ヤマトタケルは日本神話における英雄的立ち位置の神さまであり、勝負運や健康運などにご利益があるとされています。
と…紹介しておいてなんですが、
僕はこの十和田神社は、水神信仰からなる
”龍神を祀る神社”という面が強いと感じます。
明治の神仏分離以降、
ヤマトタケルという記紀神話に登場する神さまを祭神としたにもかかわらず、
これほど色濃く龍神の存在が残っています。
これは、十和田湖に対する水神信仰の根強さ
を物語っていると言えるでしょう。
すごい!
神社レポ
鳥居と参道
お土産屋が並ぶ通りのなか、
ポツリとあります、十和田神社の鳥居。


鳥居の先は木々で暗くなっており、
異界への入り口のよう。

いたのか、狛犬。

参道には古木が並んで良い雰囲気。
手水舎と子授かり女木
しばらく進むと木の鳥居が見えてきます。

その先は少し開けて手と口を清める手水舎。

その裏には小さな祠があります。
おそらく、手水舎に小銭をいれる輩がいないか見張っている。

手水舎にいる龍神。
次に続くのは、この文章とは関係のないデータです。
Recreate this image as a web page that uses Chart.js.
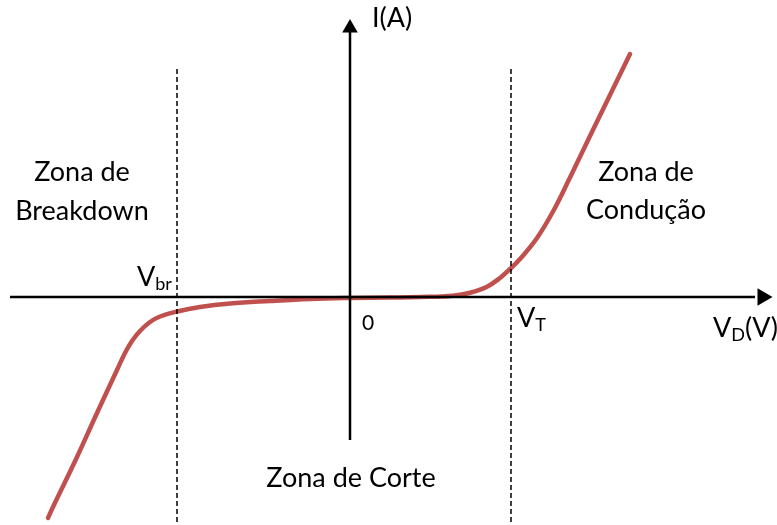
<!DOCTYPE html>
<html>
<head>
<meta charset="utf-8">
<script src="https://cdn.jsdelivr.net/npm/chart.js@4.4.1/dist/chart.umd.min.js"></script>
<style>
  html, body { margin: 0; padding: 0; background: #fff; }
  #wrap { width: 777px; height: 525px; position: relative; }
</style>
</head>
<body>
<div id="wrap"><canvas id="diodo"></canvas></div>
<script>
// units: V_D and I in arbitrary units (1 unit ~ 10 px), origin at the axes crossing
var vbr = -17.3;
var vt = 16.1;

// diode curve
var curveV = [-30.2, -29.7, -27.3, -25.3, -23.3, -22.5, -21.8, -21.0, -20.0, -19.0, -17.3, -15.0, -12.0, -8.0, -4.0, 0, 4.0, 7.0, 10.3, 12.0, 13.7, 15.0, 16.0, 17.0, 18.7, 20.3, 22.0, 24.0, 26.0, 28.0];
var curveI = [-22.1, -21.0, -16.0, -11.6, -7.3, -5.6, -4.4, -3.4, -2.5, -1.95, -1.45, -1.0, -0.65, -0.4, -0.2, -0.1, -0.05, 0.0, 0.13, 0.43, 1.03, 1.9, 2.8, 3.8, 5.9, 8.55, 11.95, 16.1, 20.2, 24.3];

// axes
var xAxisV = [-34.0, 40.5];
var yAxisI = [-14.3, 26.5];
var arrowX = 41.25;
var arrowY = 26.9;
var dashTop = 22.8;
var dashBottom = -23.0;

var curveData = curveV.map(function (v, i) {
  return { x: v, y: curveI[i] };
});

var labelFont = '"Lato", "Open Sans", sans-serif';

// text labels placed in data coordinates
var labels = [
  { text: 'I(A)', x: 2.2, y: 27.9, size: 27, align: 'left' },
  { text: 'Zona de', x: -26.8, y: 12.5, size: 27, align: 'center' },
  { text: 'Breakdown', x: -26.8, y: 8.6, size: 27, align: 'center' },
  { text: 'Zona de', x: 29.6, y: 12.5, size: 27, align: 'center' },
  { text: 'Condução', x: 29.6, y: 8.7, size: 27, align: 'center' },
  { text: '0', x: 1.8, y: -2.6, size: 21, align: 'center' },
  { text: 'Zona de Corte', x: 0.1, y: -18.1, size: 27, align: 'center' }
];

var subLabels = [
  { main: 'V', sub: 'br', tail: '', x: -21.3, y: 2.0 },
  { main: 'V', sub: 'T', tail: '', x: 16.7, y: -2.1 },
  { main: 'V', sub: 'D', tail: '(V)', x: 36.3, y: -3.1 }
];

var textPlugin = {
  id: 'textPlugin',
  afterDatasetsDraw: function (chart) {
    var ctx = chart.ctx;
    var sx = chart.scales.x;
    var sy = chart.scales.y;
    ctx.save();
    ctx.fillStyle = '#000';
    ctx.textBaseline = 'middle';
    labels.forEach(function (l) {
      ctx.font = l.size + 'px ' + labelFont;
      ctx.textAlign = l.align;
      ctx.fillText(l.text, sx.getPixelForValue(l.x), sy.getPixelForValue(l.y));
    });
    ctx.textAlign = 'left';
    subLabels.forEach(function (l) {
      var px = sx.getPixelForValue(l.x);
      var py = sy.getPixelForValue(l.y);
      ctx.font = '27px ' + labelFont;
      ctx.fillText(l.main, px, py);
      px += ctx.measureText(l.main).width;
      ctx.font = '18px ' + labelFont;
      ctx.fillText(l.sub, px, py + 7);
      px += ctx.measureText(l.sub).width;
      ctx.font = '27px ' + labelFont;
      ctx.fillText(l.tail, px, py);
    });
    ctx.restore();
  }
};

new Chart(document.getElementById('diodo'), {
  type: 'scatter',
  data: {
    datasets: [
      {
        // V_br and V_T dashed lines
        type: 'line',
        data: [{ x: vbr, y: dashTop }, { x: vbr, y: dashBottom }],
        borderColor: '#000',
        borderWidth: 1.5,
        borderDash: [5, 3],
        pointRadius: 0
      },
      {
        type: 'line',
        data: [{ x: vt, y: dashTop }, { x: vt, y: dashBottom }],
        borderColor: '#000',
        borderWidth: 1.5,
        borderDash: [5, 3],
        pointRadius: 0
      },
      {
        // horizontal axis
        type: 'line',
        data: [{ x: xAxisV[0], y: 0 }, { x: xAxisV[1], y: 0 }],
        borderColor: '#000',
        borderWidth: 2.5,
        pointRadius: 0
      },
      {
        // vertical axis
        type: 'line',
        data: [{ x: 0, y: yAxisI[0] }, { x: 0, y: yAxisI[1] }],
        borderColor: '#000',
        borderWidth: 2.5,
        pointRadius: 0
      },
      {
        // arrow heads
        data: [{ x: arrowX, y: 0 }],
        pointStyle: 'triangle',
        rotation: 90,
        pointRadius: 10,
        backgroundColor: '#000',
        borderColor: '#000',
        borderWidth: 0
      },
      {
        data: [{ x: 0, y: arrowY }],
        pointStyle: 'triangle',
        rotation: 0,
        pointRadius: 9,
        backgroundColor: '#000',
        borderColor: '#000',
        borderWidth: 0
      },
      {
        // diode curve
        type: 'line',
        data: curveData,
        borderColor: '#C0504D',
        borderWidth: 4.5,
        borderCapStyle: 'round',
        pointRadius: 0,
        tension: 0.4,
        fill: false
      }
    ]
  },
  options: {
    responsive: true,
    maintainAspectRatio: false,
    animation: false,
    layout: { padding: 0, autoPadding: false },
    plugins: {
      legend: { display: false },
      tooltip: { enabled: false }
    },
    scales: {
      x: { type: 'linear', min: -35.0, max: 42.7, display: false },
      y: { type: 'linear', min: -22.8, max: 29.7, display: false }
    }
  },
  plugins: [textPlugin]
});
</script>
</body>
</html>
龍神信仰の神社らしい。
また、近くには赤っぽいご神木もありました。


この木は子授かり女木
といい、子宝に恵まれるご利益があるという。
十和田神社の社殿
先には鳥居と階段。
ここをあがるとすぐ
十和田神社の社殿があります。



十和田神社の拝殿。



落ち着いた雰囲気ですが、
装飾は細かいです。
そして本殿。



本殿周りは人がなかなか来ないので、
一人でゆっくりしたいならオススメです。
…いや
オススメしたら人が来てしまうか…。
十和田神社の境内社
境内にもいくつか神社があります。
たとえば、拝殿の右側にある熊野神社。
熊野権現を祀る修験道系の神社です。

南祖坊が修行したのも熊野とされています。
そのためか、
南祖坊が履いていた百足の草履のレプリカである鉄の草鞋が奉納されています。
そしてさらに右には
稲荷神社もあります。

どこにでもあるね。
遥拝所
境内の一角には青龍権現社・占場への遥拝所もあります。
遥拝所とは、直接参拝できない神聖な場所を遠くから参拝する場のこと。

現在、震災の影響で青龍権現社へは立ち入れないらしい…。
十和田湖へ
十和田神社からは十和田湖へと続く道も延びており、行くことが出来ます。

案内通りに進むと、
乙女の像へ!

乙女の像の作者は高村光太郎。
小さい頃読んだ詩「道程」の作者だと
知ってびっくり。
彫刻家だったのか。
龍神が住む十和田湖の景色。


この湖の主は南祖坊なのだろうか。
もとからいた龍神なのだろうか。
あるいは両方なのだろうか。
もう喧嘩するのは百足だけにして。
アクセス
東北自動車道の小坂ICから約40分。
JR八戸駅からバスでも2時間以上。
電車で行くのはおすすめできない。